The Challenge of Objectivity

I took a 47-minute phone call this morning from a viewer who was irate about a program we were airing on the working conditions for California farm workers (California'sHarvest of Shame). The caller was furious that we were showing a program that was counter to his beliefs and thus not “objective”. I tried to explain to the gentleman that our goal was to educate viewers by presenting all sides of the debate, and to subsequently motivate them to get involved in the political process.

Unfortunately in this case we only had the one program on this issue, but at least the presentation seemed well balanced and was not advocating for one side or the other. The program simply showed what working conditions a former Assembly Speaker discovered while visiting farms around California. To me the program was objective – but to the caller it was not.

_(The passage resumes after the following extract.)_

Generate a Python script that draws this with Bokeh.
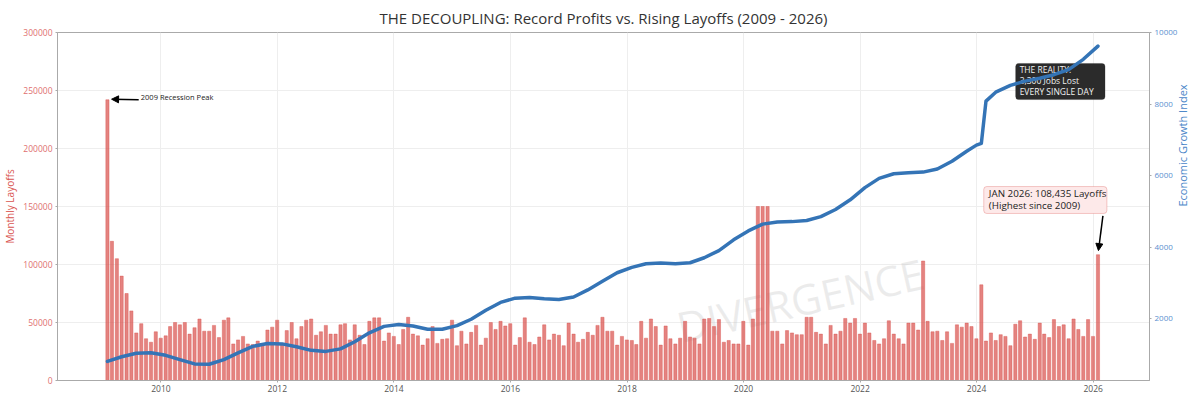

Being objective is far more difficult than it seems—especially in the political world where virtually everything is driven by conflicting partisan desires. In fact some believe that the idea of true objectivity is impossible. Any parent who has attended their child’s Little League game can attest to that.
Have you ever listened to two or more reporters covering the same story? Were you amazed at the differences in the “facts” as they were presented?

As a former broadcast journalist, I am aware of the ways in which even a single word in a sentence can completely change the perception it creates and the sentiment it evokes for a reader or viewer. As a journalist you must work with time constraints and deadlines that seriously limit your ability to completely cover a story and to present all the “facts.” What one reporter sees as a “fact” may be seen as unimportant by another.
Modern journalists claim news reporting without bias, but by watching any news program, you will likely notice a slant. This happens in several ways:
  • The order in which news is prioritized – what the news director at one news station finds important, another news director may not.
  • The way quotes are edited—clever editing can change the entire meaning of a statement or tone of a report, and quotes can be taken out of their true context to make it seem like something else is being said.
  • The way stories are told—three different news programs may introduce and report the same story in three different ways.

Total objectivity is elusive. The mere choice of words a reporter uses to describe an event can reveal their emotional or real life experience as it relates to the story they are reporting. Their choice of words and method of delivery may then evoke meanings much different than the original intent and inadvertently cloud a viewer/reader’s ability to be totally objective about what they’ve been told. While objectivity is the goal of any good journalist, only a select few have earned strong public recognition of their objective integrity and unbiased reporting.

Visit my blog next week to learn why objectivity is important to preserve American principles.

1 comments:

Bill said...

During the past ten years or so -- probably coinciding with the shrinking of newsroom budgets -- truth has taken a real beating. In the old days, journalistic integrity required a thorough investigation of the facts before reporting. Nowadays, that's too expensive. So journalists try to meet their "objectivity" requirement by "airing both sides of an issue." It's much cheaper, and quicker, to give equal time to conflicting sides of an issue than it is to devote the time and energy required to determine what the facts truly are. The problem, however, is obvious. When the two sides are SO opposed that clearly only one version of the case can be true, yet equal weight is given to both viewpoints, untruths are presented in the same straightforward manner as truths are. The results of this approach have proven disastrous to our country.